B. Disposition. Actions taken with records when they are no longer required to be retained by the agency.

C. Disposition Authority Number (DAN). Control number assigned to records series based on the State of Washington’s Local Government Common Records Retention Schedule and other applicable schedules.

D. Essential Record. Public records that local government agencies must have in order to maintain or resume business continuity following a disaster. The retention requirements for essential records may range from very short-term to archival.

E. Inactive Record. A record accessed infrequently or no longer used in the conduct of current business and is still required to be kept by the retention schedule. Inactive records are often stored off-site and must continue to be safeguarded.

F. Nonessential Records. Public records which are not required in order for an agency to resume its core functions following a disaster.

G. Permanent (Archival) Record. Records which possess enduring legal and/or historic value and must not be destroyed. These records need to be retained and preserved according to archival best practices until such time as they are transferred to Washington State Archives.

H. Record. Any documentation, in any format, that is created, received, or used in the transaction of city business. A record can be stored on any device or in any physical location. For example: paper, correspondence, completed forms, maps/drawings, photographs, recordings, text messages, social media posts, emails, websites, and electronic records.

I. Records Management. The application of legal and best practice management techniques for the creation, use, maintenance, retention, preservation, and disposal of records, for the purposes of reducing costs and improving the efficiency of recordkeeping. The term includes the development of records retention schedules, the management of filing and information retrieval systems, the protection of essential and permanent records, the economical and space-effective storage of inactive records, control over the creation and distribution of forms, reports, and correspondence, and the management of records storage systems.

J. Records Series. A group of records performing a specific function, which is used as unit, filed as a unit, and may be transferred or destroyed as a unit.
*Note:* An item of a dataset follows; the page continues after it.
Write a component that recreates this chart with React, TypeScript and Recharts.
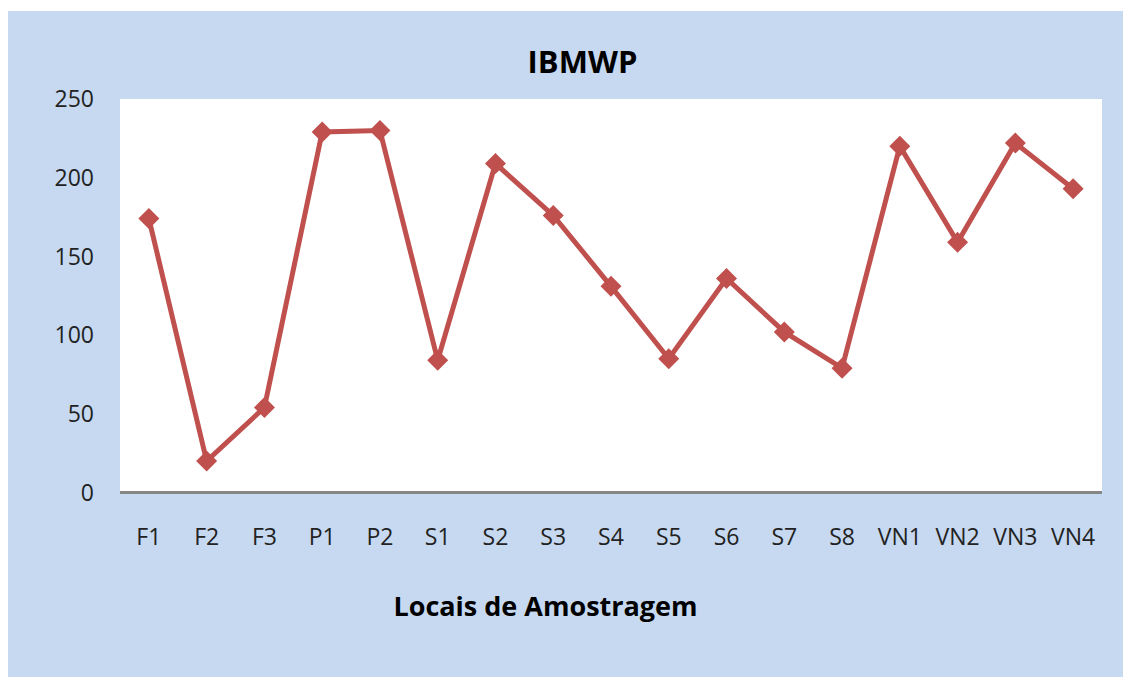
import React from 'react';
import { LineChart, Line, XAxis, YAxis, CartesianGrid } from 'recharts';

const categories = ['F1', 'F2', 'F3', 'P1', 'P2', 'S1', 'S2', 'S3', 'S4', 'S5', 'S6', 'S7', 'S8', 'VN1', 'VN2', 'VN3', 'VN4'];
const ibmwpValues = [174, 20, 54, 229, 230, 84, 209, 176, 131, 85, 136, 102, 79, 220, 159, 222, 193];
const yTicks = [0, 50, 100, 150, 200, 250];
const titleText = 'IBMWP';
const xAxisTitle = 'Locais de Amostragem';

const data = categories.map((c, i) => ({ name: c, value: ibmwpValues[i] }));

const LINE_COLOR = '#C0504D';
const FONT = "'Open Sans', 'DejaVu Sans', sans-serif";

const Diamond = (props: any) => {
  const { cx, cy } = props;
  if (cx == null || cy == null) return null;
  const r = 10.5;
  return (
    <polygon
      points={`${cx},${cy - r} ${cx + r},${cy} ${cx},${cy + r} ${cx - r},${cy}`}
      fill={LINE_COLOR}
      stroke="none"
    />
  );
};

export default function App() {
  return (
    <>
      <style>{`html,body{margin:0;padding:0;overflow:hidden;background:#fff}`}</style>
      <div style={{ position: 'absolute', left: 8, top: 11, width: 1115, height: 666, background: '#C6D9F1' }}>
        <LineChart
          width={1115}
          height={666}
          data={data}
          margin={{ top: 88, right: 21, left: 0, bottom: 124.5 }}
        >
          <CartesianGrid fill="#FFFFFF" horizontal={false} vertical={false} stroke="none" />
          <XAxis
            dataKey="name"
            scale="band"
            height={60}
            axisLine={{ stroke: '#868686', strokeWidth: 3 }}
            tickLine={false}
            tickSize={0}
            tickMargin={36}
            interval={0}
            tick={{ fill: '#222222', fontSize: 23, fontFamily: FONT }}
          />
          <YAxis
            width={112}
            domain={[0, 250]}
            ticks={yTicks}
            axisLine={false}
            tickLine={false}
            tickSize={0}
            tickMargin={26}
            tick={{ fill: '#222222', fontSize: 23, fontFamily: FONT }}
          />
          <Line
            type="linear"
            dataKey="value"
            stroke={LINE_COLOR}
            strokeWidth={5}
            dot={<Diamond />}
            activeDot={false}
            isAnimationActive={false}
          />
        </LineChart>
        <svg
          width={1115}
          height={666}
          style={{ position: 'absolute', left: 0, top: 0, pointerEvents: 'none' }}
        >
          <text x={574.5} y={62.3} textAnchor="middle" fontFamily={FONT} fontWeight="bold" fontSize={31} fill="#000000">
            {titleText}
          </text>
          <text x={545.5 - 8} y={605} textAnchor="middle" fontFamily={FONT} fontWeight="bold" fontSize={27} fill="#000000">
            {xAxisTitle}
          </text>
        </svg>
      </div>
    </>
  );
}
A records series may consist of a single type of record or a group of records in multiple formats that are filed together to document a specific function.

K. Records Storage System. These systems include physical storage (off-site storage, storage rooms, shelves, desks, office drawers, microfilm, etc.) and electronic media storage (shared drives, software programs that generate records, cloud environments, databases, etc.).

L. Retention Period. The minimum time that records must legally be kept.

M. Retention Schedule. A table setting out requirements adopted by the Washington State Local Records Committee which specifies the retention period, whether the record is designated essential, archival, or potentially archival, and the final disposition of the record.

N. Temporary (Nonarchival) Record. Records which do not possess sufficient historic value to be designated as “Archival”. Agencies must retain these records for the minimum retention period specified by the appropriate, current retention schedule.

O. Transitory Records. Records with minimal retention value. These records were created or received by the agency and are typically of short-term, temporary informational use. (Ord. 2976 § 2 (part), 2019).